HackerEarth Breaking Edges problem solution

In this HackerEarth Breaking Edges problem solution You are given a tree (undirected connected graph with no cycles) consisting of N nodes and N - 1 edges. There is a number associated with each node (vi) of the tree. You can break any edge of the tree you want and this would result in formation of 2 trees which were part of the original tree.

Let us denote by treeOr, the bitwise OR of all the numbers written on each node in a tree.

You need to find how many edges you can choose, such that, if that edge was removed from the tree, the treeOr of the 2 resulting trees is equal.
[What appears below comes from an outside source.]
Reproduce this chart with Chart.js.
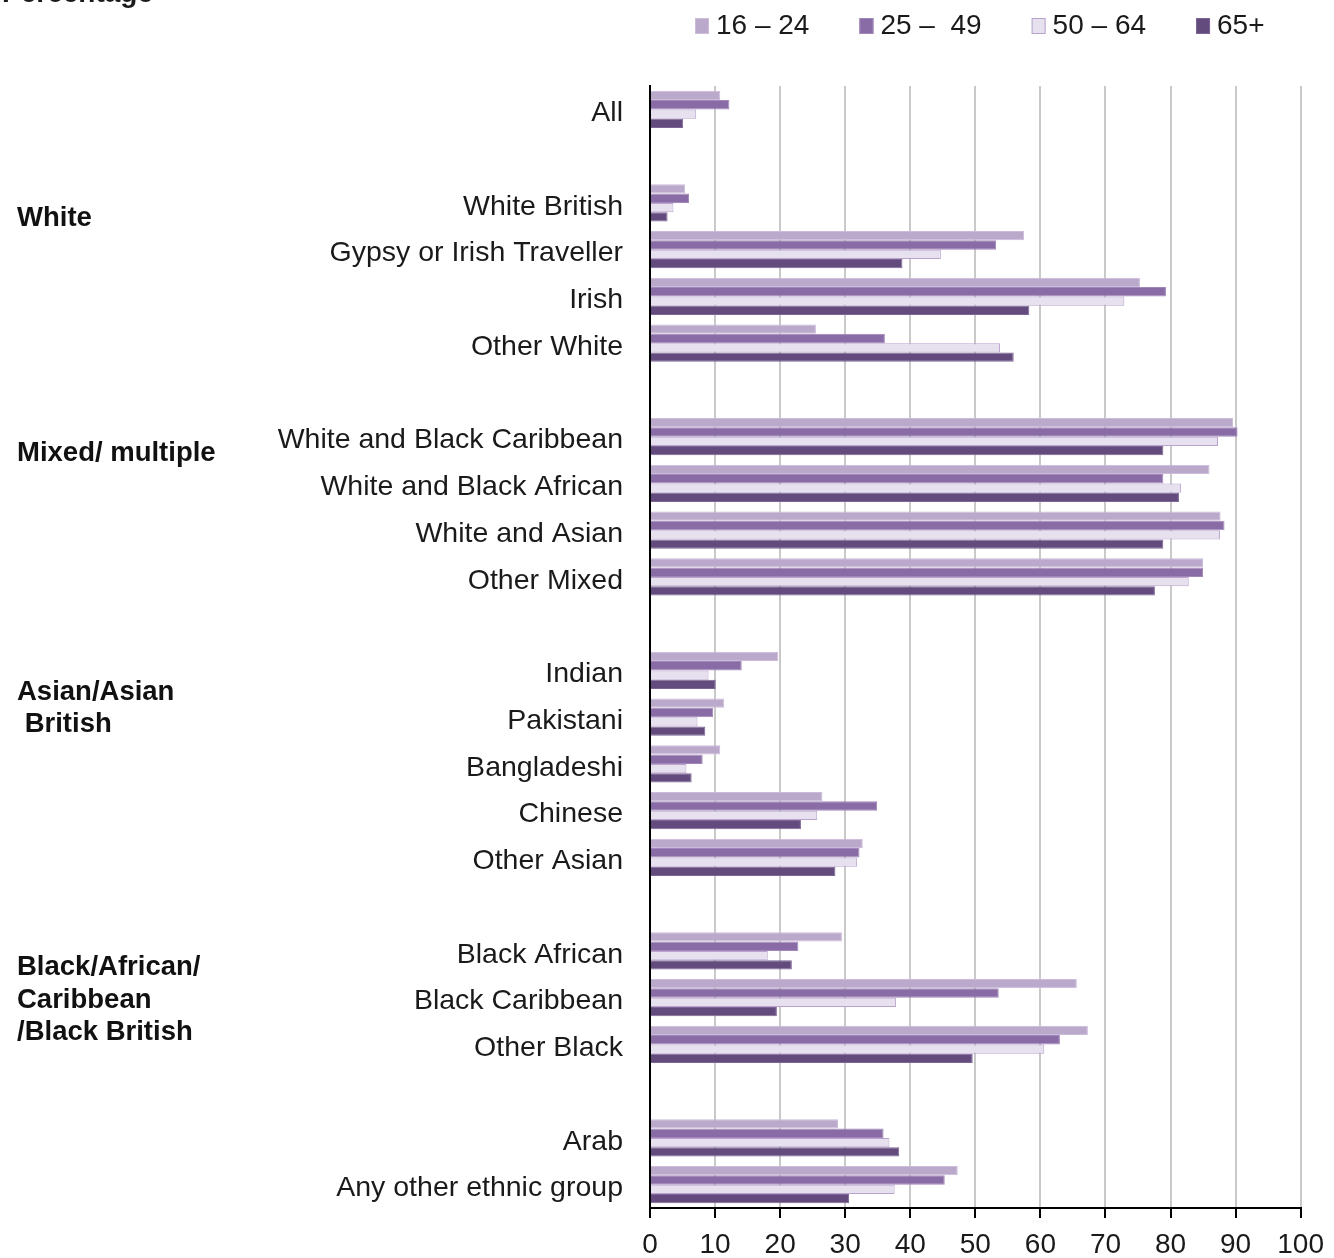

HackerEarth Breaking Edges problem solution.

#include <bits/stdc++.h>
using namespace std;
const int MAXN = 2e5 + 55;
vector<int> adj[MAXN];
int cnt[22][MAXN];
int POWER[22];
int dsu[MAXN + 55];
void DFS(int s, int par = -1) {
    for(auto it : adj[s]) {
        if(it == par) continue;
        DFS(it, s);
        for(int j = 0; j < 22; j++) {
            cnt[j][s] += cnt[j][it];
        }
    }
}
int ans = 0;
void dfs(int s, int par = -1) {
    for(auto it : adj[s]) {
        if(it == par) continue;
        dfs(it, s);
        bool can = true;
        for(int j = 0; j < 22 and can; j++) {
            if(cnt[j][1] != 0 and (cnt[j][1] == cnt[j][it] or cnt[j][it] == 0)) can = false;
        }
        if(can) ans++;
    }
}
int findRoot(int x) {
    if(dsu[x] == x) return x;
    return dsu[x] = findRoot(dsu[x]);
}
int main() {
    POWER[0] = 1;
    for(int i = 1; i < 22; i++) POWER[i] = POWER[i - 1] << 1;
    int n;
    cin >> n;
    assert(n >= 2 and n <= 200000);
    for(int i = 1; i <= n; i++) {
        dsu[i] = i;
        int val;
        scanf("%d", &val);
        for(int j = 0; j < 22; j++) if(POWER[j] & val) cnt[j][i]++;
        assert(val >= 0 and val <= 1048575);
    }
    for(int i = 1; i < n; i++) {
        int x, y;
        scanf("%d%d", &x, &y);
        adj[x].push_back(y);
        adj[y].push_back(x);
        int r1 = findRoot(x);
        int r2 = findRoot(y);
        dsu[r1] = r2;
        assert(r1 != r2);
        assert(x != y);
        assert(x >= 1 and x <= n and y >= 1 and y <= n);
    }
    set<int> components;
    for(int i = 1; i <= n; i++) components.insert(findRoot(i));
    assert((int)components.size() == 1);
    DFS(1);
    dfs(1);
    cout << ans << endl;
    return 0;
}

Second solution

from collections import defaultdict
maxb = 20
n = int(raw_input())
assert 2 <= n <= 200000
v = map(int, raw_input().split())
assert all(0 <= x <= 1048575 for x in v)

acounts = [0 for __ in xrange(maxb)]
for x in v:
    for j in range(maxb):
        acounts[j] += (x>>j)&1

graph = defaultdict(list)
for i in range(n-1):
    a,b = map(int, raw_input().split())
    graph[a].append(b)
    graph[b].append(a)

ans = 0
p = [-1 for __ in xrange(n+1)]
q = [1]
p[1] = 0
for front in xrange(n):
    cur = q[front]
    for a in graph[cur]:
        if p[a] == -1:
            q.append(a)
            p[a] = cur

counts = [[]] + [[(v[i-1]>>j)&1 for j in range(maxb)] for i in xrange(1,n+1)]
for nid in xrange(n-1,-1,-1):
    node = q[nid]
    for a in graph[node]:
        if a == p[node]:
            continue
        for b in range(maxb):
            counts[node][b] += counts[a][b]
    ans += all(y == 0 or 0 < x < y for x,y in zip(counts[node], acounts))

print ans